Selling Sovereignty - International Coercion, Debt Relief, and Land Transfers

Project Details

Financing body

US National Science Foundation


Over the last decade, developing countries increased their sovereign borrowing from new creditors, such as China, Brazil, Russia, Saudi Arabia, and other emerging economies. However, developing countries now struggle to repay these loans and consider alternative strategies for dealing with mounting debt problems. Besides commonly known strategies such as defaulting on debt, seeking debt relief, or implementing austerity policies to manage debt repayment, a new phenomenon has recently made headlines: Borrowing governments giving land to creditor countries to repay loans.
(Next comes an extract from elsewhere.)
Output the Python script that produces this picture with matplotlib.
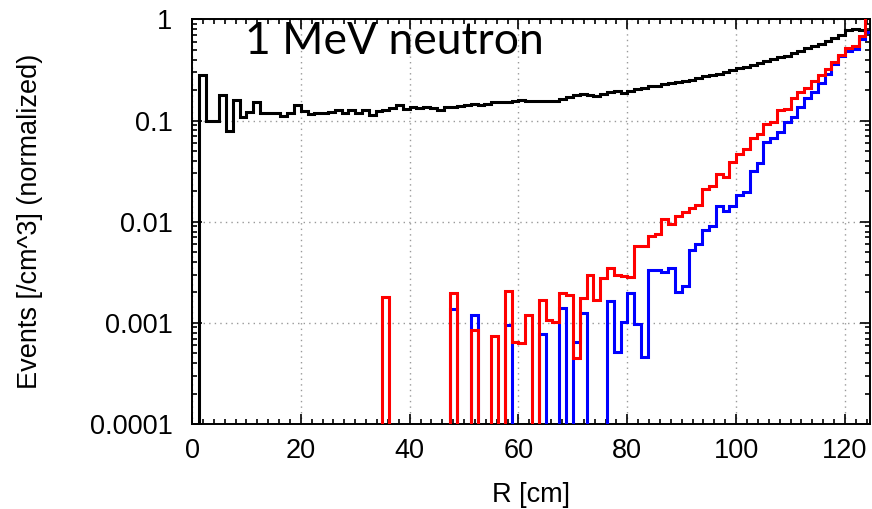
import numpy as np
import matplotlib.pyplot as plt
from matplotlib.ticker import FixedLocator, MultipleLocator, FuncFormatter

# ======================
# DONNÉES (histogrammes, pas de 1.25 cm)
# ======================

bin_width = 1.25
n_bins = 100

black_vals = [
    0, 0.283, 0.098, 0.098, 0.178, 0.078, 0.159, 0.109, 0.122, 0.152,
    0.120, 0.120, 0.118, 0.112, 0.120, 0.141, 0.123, 0.117, 0.119, 0.120,
    0.122, 0.127, 0.120, 0.128, 0.120, 0.127, 0.114, 0.123, 0.127, 0.133,
    0.141, 0.129, 0.136, 0.133, 0.136, 0.132, 0.128, 0.136, 0.137, 0.140,
    0.141, 0.147, 0.144, 0.146, 0.151, 0.152, 0.152, 0.156, 0.159, 0.155,
    0.155, 0.155, 0.156, 0.157, 0.164, 0.170, 0.178, 0.185, 0.179, 0.174,
    0.185, 0.190, 0.195, 0.189, 0.196, 0.203, 0.212, 0.220, 0.220, 0.229,
    0.235, 0.239, 0.246, 0.254, 0.264, 0.273, 0.283, 0.292, 0.303, 0.315,
    0.329, 0.340, 0.355, 0.368, 0.386, 0.404, 0.423, 0.440, 0.467, 0.492,
    0.519, 0.547, 0.577, 0.608, 0.652, 0.703, 0.782, 0.800, 0.790, 0.760,
]

red_vals = [
    0, 0, 0, 0, 0, 0, 0, 0, 0, 0,
    0, 0, 0, 0, 0, 0, 0, 0, 0, 0,
    0, 0, 0, 0, 0, 0, 0, 0, 0.00181, 0,
    0, 0, 0, 0, 0, 0, 0, 0, 0.00197, 0,
    0, 0.000855, 0, 0, 0.00074, 0, 0.00205, 0.00064, 0.00063, 0.0012,
    0, 0.00167, 0.00107, 0.00102, 0.00197, 0.0019, 0.00045, 0.00178, 0.0030, 0.00167,
    0.00277, 0.00348, 0.0030, 0.00288, 0.00283, 0.0058, 0.0057, 0.0072, 0.0075, 0.0106,
    0.0094, 0.0114, 0.0126, 0.0136, 0.0147, 0.0213, 0.0228, 0.0297, 0.0276, 0.0388,
    0.0469, 0.0521, 0.0679, 0.0744, 0.092, 0.0977, 0.126, 0.131, 0.166, 0.192,
    0.212, 0.248, 0.285, 0.327, 0.380, 0.449, 0.519, 0.551, 0.692, 1.1,
]

blue_vals = [
    0, 0, 0, 0, 0, 0, 0, 0, 0, 0,
    0, 0, 0, 0, 0, 0, 0, 0, 0, 0,
    0, 0, 0, 0, 0, 0, 0, 0, 0, 0,
    0, 0, 0, 0, 0, 0, 0, 0, 0.00138, 0,
    0, 0.00119, 0, 0, 0, 0, 0.00095, 0, 0, 0,
    0, 0.00077, 0, 0, 0.0014, 0, 0.00064, 0.00125, 0, 0,
    0, 0.00163, 0.00052, 0.00101, 0.00197, 0.00097, 0.00046, 0.0033, 0.0033, 0.0032,
    0.0035, 0.0020, 0.00234, 0.0052, 0.0060, 0.0083, 0.0091, 0.0144, 0.0127, 0.0144,
    0.0183, 0.0197, 0.0316, 0.0385, 0.061, 0.068, 0.0767, 0.0964, 0.109, 0.136,
    0.169, 0.192, 0.234, 0.289, 0.363, 0.436, 0.489, 0.515, 0.642, 0.75,
]

y_ticks = [1e-4, 1e-3, 1e-2, 1e-1, 1]
y_labels = ["0.0001", "0.001", "0.01", "0.1", "1"]

edges = np.arange(n_bins + 1) * bin_width

# ======================
# AFFICHAGE
# ======================

fig = plt.figure(figsize=(8.72, 5.09), dpi=100)
ax = fig.add_axes([0.2202, 0.167, 0.7775, 0.7948])

def clean(v):
    # les bins vides descendent sous l'axe
    v = np.array(v, dtype=float)
    v[v <= 0] = 1e-9
    return v

ax.stairs(clean(black_vals), edges, baseline=None, color="black", lw=2.2, zorder=3)
ax.stairs(clean(blue_vals), edges, baseline=None, color="#0000ff", lw=2.2, zorder=4)
ax.stairs(clean(red_vals), edges, baseline=None, color="#ff0000", lw=2.2, zorder=5)

ax.set_yscale("log")
ax.set_xlim(0, 124.6)
ax.set_ylim(1e-4, 1)

ax.yaxis.set_major_locator(FixedLocator(y_ticks))
ax.yaxis.set_major_formatter(FuncFormatter(lambda v, p: y_labels[y_ticks.index(v)] if v in y_ticks else ""))
ax.xaxis.set_major_locator(MultipleLocator(20))
ax.xaxis.set_minor_locator(MultipleLocator(2))

ax.tick_params(which="both", direction="in", top=True, right=True, width=1.2,
               labelsize=19.5, colors="black")
ax.tick_params(which="major", length=7)
ax.tick_params(which="minor", length=3.5)
ax.tick_params(axis="y", pad=14)
ax.tick_params(axis="x", pad=10)
for lab in ax.get_xticklabels() + ax.get_yticklabels():
    lab.set_fontfamily("Liberation Sans")

for s in ax.spines.values():
    s.set_linewidth(1.4)

ax.grid(True, which="major", ls=(0, (1, 3)), color="#999999", lw=1.0)

ax.set_xlabel("R [cm]", fontsize=19.5, family="Liberation Sans")
ax.set_ylabel("Events [/cm^3] (normalized)", fontsize=19.5, family="Liberation Sans")
ax.xaxis.set_label_coords(0.5, -0.143)
ax.yaxis.set_label_coords(-0.22, 0.5)

ax.text(0.078, 0.914, "1 MeV neutron", transform=ax.transAxes, fontsize=32,
        family="Lato", va="baseline", ha="left", zorder=6)

fig.savefig("out.png", dpi=100)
Examples include Sri Lanka, where a Chinese state-owned firm obtained a 99-year lease for Hambantota port in 2018. Yet, other governments make different choices. In 2020, Tanzania defaulted on a loan for a Bagayomo Port, rejecting the contract's terms which gave Chinese investors a 99-year lease on the port and a 30-year guarantee on the loan. What explains different debt management strategies by developing countries? We currently cannot answer this question as we lack data on land transactions. Anecdotal evidence suggests that land transactions are common, but no systematic dataset exists that would allow researchers to analyze the causes and consequences of land transactions between sovereign governments. To address these limitations, our project has two goals: 1) to develop theoretical expectations for governments' responses to indebtedness, and 2) to systematically collect data on land transactions which would allow us to study the determinants of governments' debt management decisions. Overall, this project will provide a theoretical framework and new data to examine land transactions in the context of debt diplomacy.